▸ **Exercise description**
Reproduce the listing below in full and without alteration, apart from its pictures.

▸ **Given information**
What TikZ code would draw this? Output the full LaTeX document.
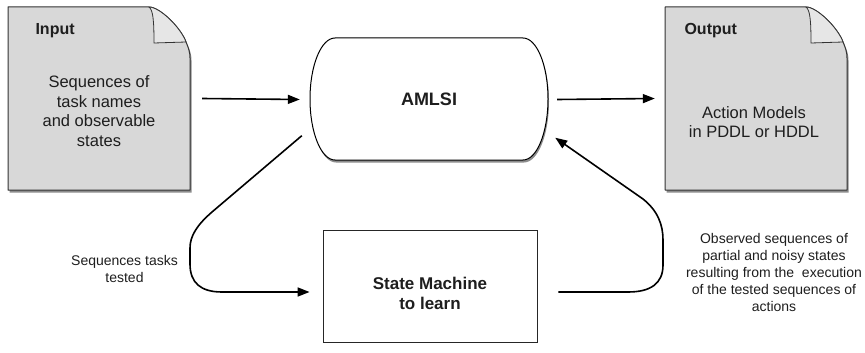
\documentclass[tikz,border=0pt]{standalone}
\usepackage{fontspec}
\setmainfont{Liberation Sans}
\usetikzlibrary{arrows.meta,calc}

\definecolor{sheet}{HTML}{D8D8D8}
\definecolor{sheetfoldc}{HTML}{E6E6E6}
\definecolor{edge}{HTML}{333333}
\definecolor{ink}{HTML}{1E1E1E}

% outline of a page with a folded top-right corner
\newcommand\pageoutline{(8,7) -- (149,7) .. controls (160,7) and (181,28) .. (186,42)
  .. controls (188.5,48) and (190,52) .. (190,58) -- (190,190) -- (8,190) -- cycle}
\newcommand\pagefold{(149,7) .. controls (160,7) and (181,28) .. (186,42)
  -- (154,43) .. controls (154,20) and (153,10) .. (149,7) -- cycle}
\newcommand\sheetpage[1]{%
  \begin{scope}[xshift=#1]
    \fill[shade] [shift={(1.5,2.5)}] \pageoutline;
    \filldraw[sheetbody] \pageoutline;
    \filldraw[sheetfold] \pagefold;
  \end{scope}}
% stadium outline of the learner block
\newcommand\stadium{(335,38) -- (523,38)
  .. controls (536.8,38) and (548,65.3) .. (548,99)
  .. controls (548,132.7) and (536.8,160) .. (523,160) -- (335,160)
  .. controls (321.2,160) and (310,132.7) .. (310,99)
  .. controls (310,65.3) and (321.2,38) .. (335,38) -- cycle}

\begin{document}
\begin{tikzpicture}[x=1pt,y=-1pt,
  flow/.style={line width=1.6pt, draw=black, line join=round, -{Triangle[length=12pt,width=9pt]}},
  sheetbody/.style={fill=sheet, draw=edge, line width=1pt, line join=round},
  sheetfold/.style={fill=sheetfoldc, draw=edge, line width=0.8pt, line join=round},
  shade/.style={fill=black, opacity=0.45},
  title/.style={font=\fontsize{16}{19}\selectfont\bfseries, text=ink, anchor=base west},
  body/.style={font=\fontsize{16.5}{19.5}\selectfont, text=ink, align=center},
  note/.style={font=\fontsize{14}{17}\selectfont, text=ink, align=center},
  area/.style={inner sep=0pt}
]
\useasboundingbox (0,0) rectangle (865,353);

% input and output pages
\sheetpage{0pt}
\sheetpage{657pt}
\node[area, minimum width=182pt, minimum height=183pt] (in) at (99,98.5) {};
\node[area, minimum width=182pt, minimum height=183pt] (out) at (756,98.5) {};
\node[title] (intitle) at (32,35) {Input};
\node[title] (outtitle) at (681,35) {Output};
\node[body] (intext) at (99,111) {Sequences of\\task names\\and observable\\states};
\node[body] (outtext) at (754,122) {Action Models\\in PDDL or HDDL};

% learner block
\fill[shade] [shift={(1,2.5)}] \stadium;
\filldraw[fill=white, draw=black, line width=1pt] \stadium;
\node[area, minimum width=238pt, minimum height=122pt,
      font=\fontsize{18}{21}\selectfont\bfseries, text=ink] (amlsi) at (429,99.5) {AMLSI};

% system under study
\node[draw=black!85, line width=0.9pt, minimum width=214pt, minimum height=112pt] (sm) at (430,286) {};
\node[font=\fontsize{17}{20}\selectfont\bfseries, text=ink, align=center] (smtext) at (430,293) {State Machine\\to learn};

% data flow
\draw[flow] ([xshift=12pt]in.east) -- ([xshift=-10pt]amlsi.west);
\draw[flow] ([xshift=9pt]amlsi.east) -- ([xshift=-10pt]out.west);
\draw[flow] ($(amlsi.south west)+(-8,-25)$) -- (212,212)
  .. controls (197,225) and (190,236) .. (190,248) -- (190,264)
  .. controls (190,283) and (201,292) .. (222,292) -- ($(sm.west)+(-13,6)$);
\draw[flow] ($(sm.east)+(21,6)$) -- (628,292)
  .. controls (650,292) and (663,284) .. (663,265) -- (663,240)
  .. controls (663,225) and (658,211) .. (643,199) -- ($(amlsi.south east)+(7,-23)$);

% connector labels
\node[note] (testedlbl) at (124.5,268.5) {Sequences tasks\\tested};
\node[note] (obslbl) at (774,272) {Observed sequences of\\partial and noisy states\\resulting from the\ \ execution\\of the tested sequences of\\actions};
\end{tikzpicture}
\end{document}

▸ **Task output**
What TikZ code would draw this? Output the full LaTeX document.
\documentclass[tikz,border=0pt]{standalone}
\usepackage{fontspec}
\setmainfont{Liberation Sans}
\usetikzlibrary{arrows.meta,calc}

\definecolor{sheet}{HTML}{D8D8D8}
\definecolor{sheetfoldc}{HTML}{E6E6E6}
\definecolor{edge}{HTML}{333333}
\definecolor{ink}{HTML}{1E1E1E}

% outline of a page with a folded top-right corner
\newcommand\pageoutline{(8,7) -- (149,7) .. controls (160,7) and (181,28) .. (186,42)
  .. controls (188.5,48) and (190,52) .. (190,58) -- (190,190) -- (8,190) -- cycle}
\newcommand\pagefold{(149,7) .. controls (160,7) and (181,28) .. (186,42)
  -- (154,43) .. controls (154,20) and (153,10) .. (149,7) -- cycle}
\newcommand\sheetpage[1]{%
  \begin{scope}[xshift=#1]
    \fill[shade] [shift={(1.5,2.5)}] \pageoutline;
    \filldraw[sheetbody] \pageoutline;
    \filldraw[sheetfold] \pagefold;
  \end{scope}}
% stadium outline of the learner block
\newcommand\stadium{(335,38) -- (523,38)
  .. controls (536.8,38) and (548,65.3) .. (548,99)
  .. controls (548,132.7) and (536.8,160) .. (523,160) -- (335,160)
  .. controls (321.2,160) and (310,132.7) .. (310,99)
  .. controls (310,65.3) and (321.2,38) .. (335,38) -- cycle}

\begin{document}
\begin{tikzpicture}[x=1pt,y=-1pt,
  flow/.style={line width=1.6pt, draw=black, line join=round, -{Triangle[length=12pt,width=9pt]}},
  sheetbody/.style={fill=sheet, draw=edge, line width=1pt, line join=round},
  sheetfold/.style={fill=sheetfoldc, draw=edge, line width=0.8pt, line join=round},
  shade/.style={fill=black, opacity=0.45},
  title/.style={font=\fontsize{16}{19}\selectfont\bfseries, text=ink, anchor=base west},
  body/.style={font=\fontsize{16.5}{19.5}\selectfont, text=ink, align=center},
  note/.style={font=\fontsize{14}{17}\selectfont, text=ink, align=center},
  area/.style={inner sep=0pt}
]
\useasboundingbox (0,0) rectangle (865,353);

% input and output pages
\sheetpage{0pt}
\sheetpage{657pt}
\node[area, minimum width=182pt, minimum height=183pt] (in) at (99,98.5) {};
\node[area, minimum width=182pt, minimum height=183pt] (out) at (756,98.5) {};
\node[title] (intitle) at (32,35) {Input};
\node[title] (outtitle) at (681,35) {Output};
\node[body] (intext) at (99,111) {Sequences of\\task names\\and observable\\states};
\node[body] (outtext) at (754,122) {Action Models\\in PDDL or HDDL};

% learner block
\fill[shade] [shift={(1,2.5)}] \stadium;
\filldraw[fill=white, draw=black, line width=1pt] \stadium;
\node[area, minimum width=238pt, minimum height=122pt,
      font=\fontsize{18}{21}\selectfont\bfseries, text=ink] (amlsi) at (429,99.5) {AMLSI};

% system under study
\node[draw=black!85, line width=0.9pt, minimum width=214pt, minimum height=112pt] (sm) at (430,286) {};
\node[font=\fontsize{17}{20}\selectfont\bfseries, text=ink, align=center] (smtext) at (430,293) {State Machine\\to learn};

% data flow
\draw[flow] ([xshift=12pt]in.east) -- ([xshift=-10pt]amlsi.west);
\draw[flow] ([xshift=9pt]amlsi.east) -- ([xshift=-10pt]out.west);
\draw[flow] ($(amlsi.south west)+(-8,-25)$) -- (212,212)
  .. controls (197,225) and (190,236) .. (190,248) -- (190,264)
  .. controls (190,283) and (201,292) .. (222,292) -- ($(sm.west)+(-13,6)$);
\draw[flow] ($(sm.east)+(21,6)$) -- (628,292)
  .. controls (650,292) and (663,284) .. (663,265) -- (663,240)
  .. controls (663,225) and (658,211) .. (643,199) -- ($(amlsi.south east)+(7,-23)$);

% connector labels
\node[note] (testedlbl) at (124.5,268.5) {Sequences tasks\\tested};
\node[note] (obslbl) at (774,272) {Observed sequences of\\partial and noisy states\\resulting from the\ \ execution\\of the tested sequences of\\actions};
\end{tikzpicture}
\end{document}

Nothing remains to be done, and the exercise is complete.